Ce qui était remarquable dans ces occasions, c'était le vendeur d'eau fraîche. Le vendeur d'eau avait un habit spécial, par-dessus ses habits quelque peu en haillons, il mettait un tablier en cuir. Une courroie également en cuir ou plutôt deux pendaient à son cou. Une, sur le côté droit, à laquelle étaient accrochée une quantité de tasses en cuivre brillantes et bien lavées soutenait une grande outre. Sur l'autre courroie pendait une gibecière. Par-dessus le tablier il avait une ceinture ornée de clous plats à tête de cuivre aussi brillants que les tasses. L'outre se terminait par un bec en cuivre, un simple tube en cuivre, qu'il bouchait avec son pouce. Le vendeur d'eau passait parmi la foule et faisait la tournée des magasins et boutiques en criant :

"Al Ma Lillah ! Ligharra Lillah, Oulli Aatha Si Lillah", l'eau est uniquement à Dieu.

Les tasses étaient de grandeurs différentes : depuis la petite tasse individuelle jusqu'à la tasse qui permettait d'abreuver un groupe de personnes.

L'eau claire et fraîche qui tombait dans le fond de la tasse avait un assez joli attrait et donnait envie de boire, même si l'on n'avait pas soif. Mais ce qui attirait le plus en lui, c'était la légende qui auréolait ce personnage. Cette légende dit que celui qui fait ce métier avait fait vœu d'accomplir un acte méritoire aussi bien aux yeux des mortels qu'aux yeux du bon Dieu.
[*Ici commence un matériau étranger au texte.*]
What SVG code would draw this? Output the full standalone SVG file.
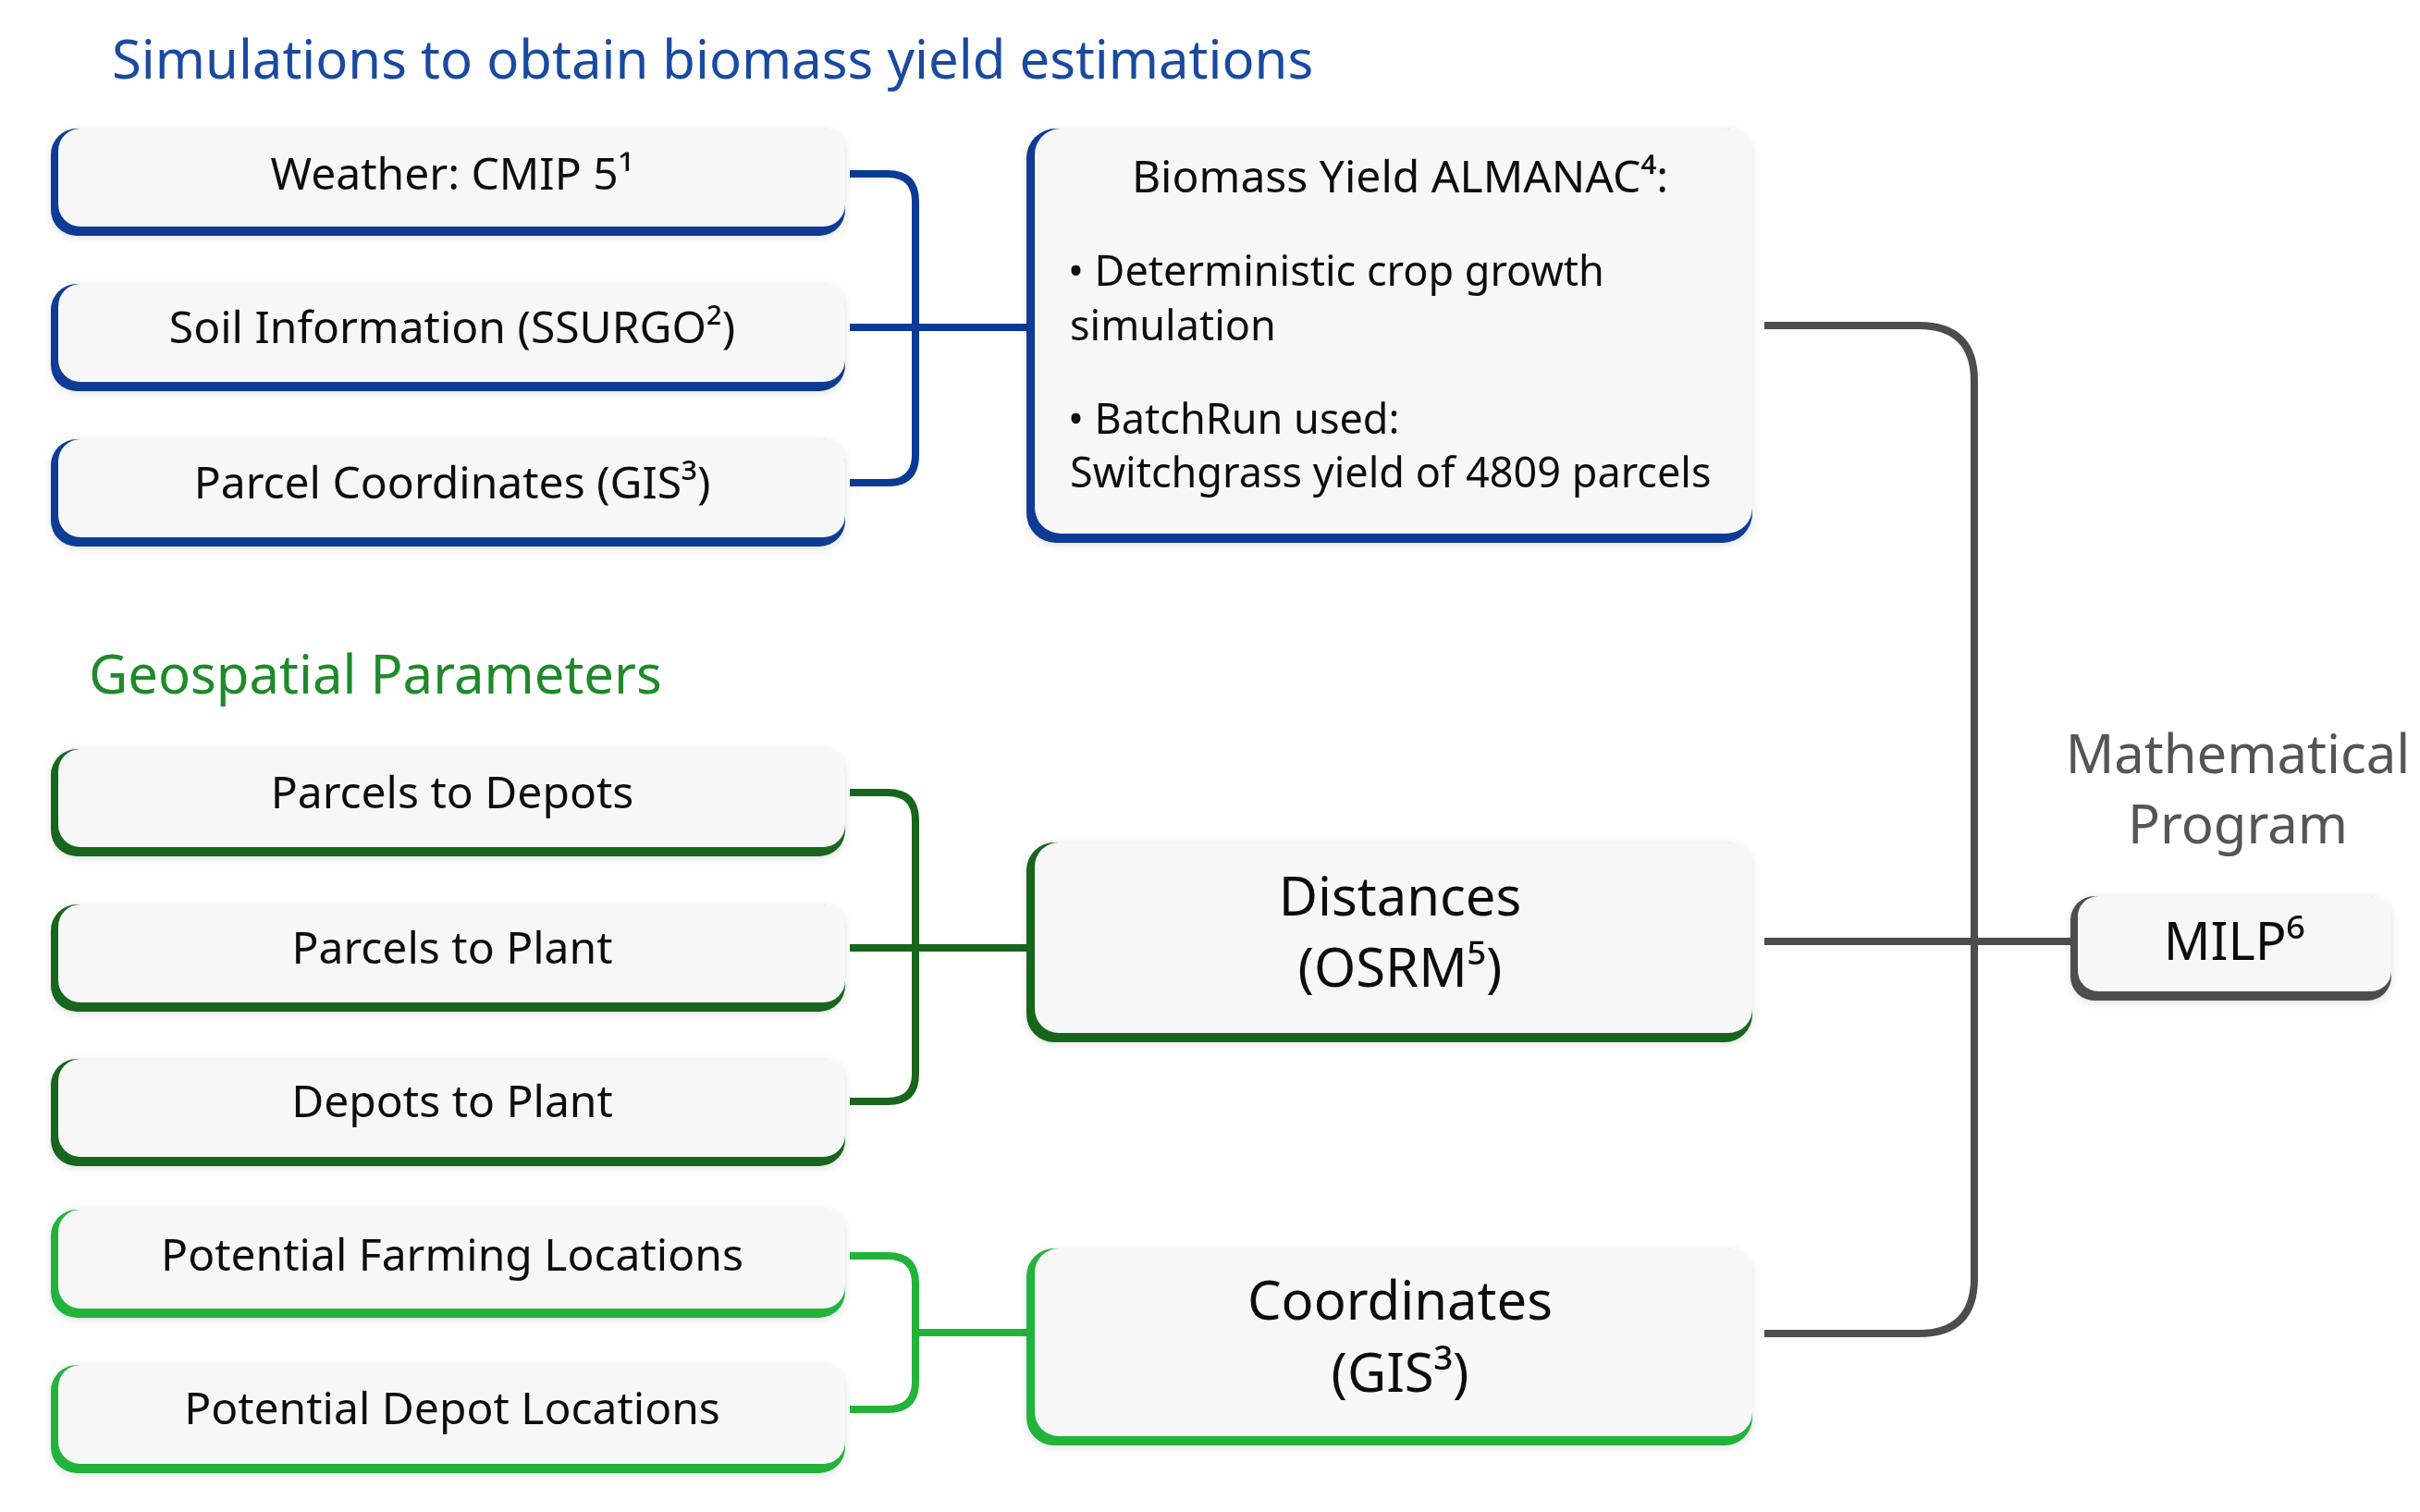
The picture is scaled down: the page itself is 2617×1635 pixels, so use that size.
<svg xmlns="http://www.w3.org/2000/svg" width="2617" height="1635" viewBox="0 0 2617 1635">
<defs>
<filter id="sh" x="-5%" y="-10%" width="110%" height="125%"><feDropShadow dx="0" dy="2" stdDeviation="5" flood-color="#000" flood-opacity="0.12"/></filter>
</defs>
<style>
text{font-family:"Noto Sans","Open Sans",sans-serif;fill:#111}
.t{font-size:48px;text-anchor:middle}
.b{font-size:45px}
.big{font-size:58px;text-anchor:middle}
.face{fill:#f7f7f7}
.blue{fill:#0a3a95}.dg{fill:#17661c}.lg{fill:#22b33a}.gr{fill:#4d4d4d}
.c{fill:none;stroke-width:8}
</style>
<rect width="2617" height="1635" fill="#fff"/>
<text x="121" y="85" style="font-size:58px;fill:#1a4aa0">Simulations to obtain biomass yield estimations</text>
<text x="96" y="750" style="font-size:58px;fill:#1f8a2a">Geospatial Parameters</text>
<text x="2420" y="836" style="font-size:58px;fill:#555;text-anchor:middle">Mathematical</text>
<text x="2420" y="912" style="font-size:58px;fill:#555;text-anchor:middle">Program</text>

<g id="connectors">
<path class="c" stroke="#0a3a95" d="M919 188 H960 Q990 188 990 218 V492 Q990 522 960 522 H919 M919 354 H1110"/>
<path class="c" stroke="#17661c" d="M919 857 H960 Q990 857 990 887 V1161 Q990 1191 960 1191 H919 M919 1025 H1110"/>
<path class="c" stroke="#22b33a" d="M919 1358 H960 Q990 1358 990 1388 V1494 Q990 1524 960 1524 H919 M990 1441 H1110"/>
<path class="c" stroke="#4d4d4d" d="M1908 352 H2075 Q2135 352 2135 412 V1382 Q2135 1442 2075 1442 H1908 M1908 1018 H2240"/>
</g>

<g id="weather" filter="url(#sh)"><rect class="blue" x="55" y="139" width="859" height="116" rx="28"/><rect class="face" x="63" y="139" width="851" height="106" rx="24"/><text class="t" x="489" y="205">Weather: CMIP 5¹</text></g>
<g id="soil" filter="url(#sh)"><rect class="blue" x="55" y="307" width="859" height="116" rx="28"/><rect class="face" x="63" y="307" width="851" height="106" rx="24"/><text class="t" x="489" y="371">Soil Information (SSURGO²)</text></g>
<g id="parcel" filter="url(#sh)"><rect class="blue" x="55" y="475" width="859" height="116" rx="28"/><rect class="face" x="63" y="475" width="851" height="106" rx="24"/><text class="t" x="489" y="539">Parcel Coordinates (GIS³)</text></g>

<g id="almanac" filter="url(#sh)"><rect class="blue" x="1110" y="139" width="785" height="448" rx="32"/><rect class="face" x="1119" y="139" width="776" height="438" rx="28"/>
<text x="1514" y="208" style="font-size:48px;text-anchor:middle">Biomass Yield ALMANAC⁴:</text>
<text class="b" x="1155" y="309">• Deterministic crop growth</text>
<text class="b" x="1157" y="368">simulation</text>
<text class="b" x="1155" y="469">• BatchRun used:</text>
<text class="b" x="1157" y="527">Switchgrass yield of 4809 parcels</text></g>

<g id="p2d" filter="url(#sh)"><rect class="dg" x="55" y="810" width="859" height="116" rx="28"/><rect class="face" x="63" y="810" width="851" height="106" rx="24"/><text class="t" x="489" y="874">Parcels to Depots</text></g>
<g id="p2p" filter="url(#sh)"><rect class="dg" x="55" y="978" width="859" height="116" rx="28"/><rect class="face" x="63" y="978" width="851" height="106" rx="24"/><text class="t" x="489" y="1042">Parcels to Plant</text></g>
<g id="d2p" filter="url(#sh)"><rect class="dg" x="55" y="1145" width="859" height="116" rx="28"/><rect class="face" x="63" y="1145" width="851" height="106" rx="24"/><text class="t" x="489" y="1208">Depots to Plant</text></g>
<g id="distances" filter="url(#sh)"><rect class="dg" x="1110" y="911" width="785" height="216" rx="30"/><rect class="face" x="1119" y="911" width="776" height="206" rx="26"/><text class="big" x="1514" y="990">Distances</text><text class="big" x="1514" y="1067">(OSRM⁵)</text></g>

<g id="farm" filter="url(#sh)"><rect class="lg" x="55" y="1308" width="859" height="117" rx="28"/><rect class="face" x="63" y="1308" width="851" height="107" rx="24"/><text class="t" x="489" y="1374">Potential Farming Locations</text></g>
<g id="depot" filter="url(#sh)"><rect class="lg" x="55" y="1476" width="859" height="117" rx="28"/><rect class="face" x="63" y="1476" width="851" height="107" rx="24"/><text class="t" x="489" y="1540">Potential Depot Locations</text></g>
<g id="coords" filter="url(#sh)"><rect class="lg" x="1110" y="1350" width="785" height="213" rx="30"/><rect class="face" x="1119" y="1350" width="776" height="203" rx="26"/><text class="big" x="1514" y="1427">Coordinates</text><text class="big" x="1514" y="1505">(GIS³)</text></g>

<g id="milp" filter="url(#sh)"><rect class="gr" x="2239" y="969" width="347" height="113" rx="26"/><rect class="face" x="2247" y="969" width="339" height="103" rx="22"/><text x="2416" y="1038" style="font-size:56px;text-anchor:middle">MILP⁶</text></g>
</svg>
Parce qu'il était un grand pécheur, peut être même un assassin, il s'affligeait lui-même, en choisissant ce pénible métier pour rendre service à ses semblables et pour se racheter et mériter le pardon de Dieu. Il tournait donc du matin au soir avec sa charge, allant d'une ville à l'autre à pied sans jamais s'enrichir et en se contentant du peu qu'il recevait pour vivre.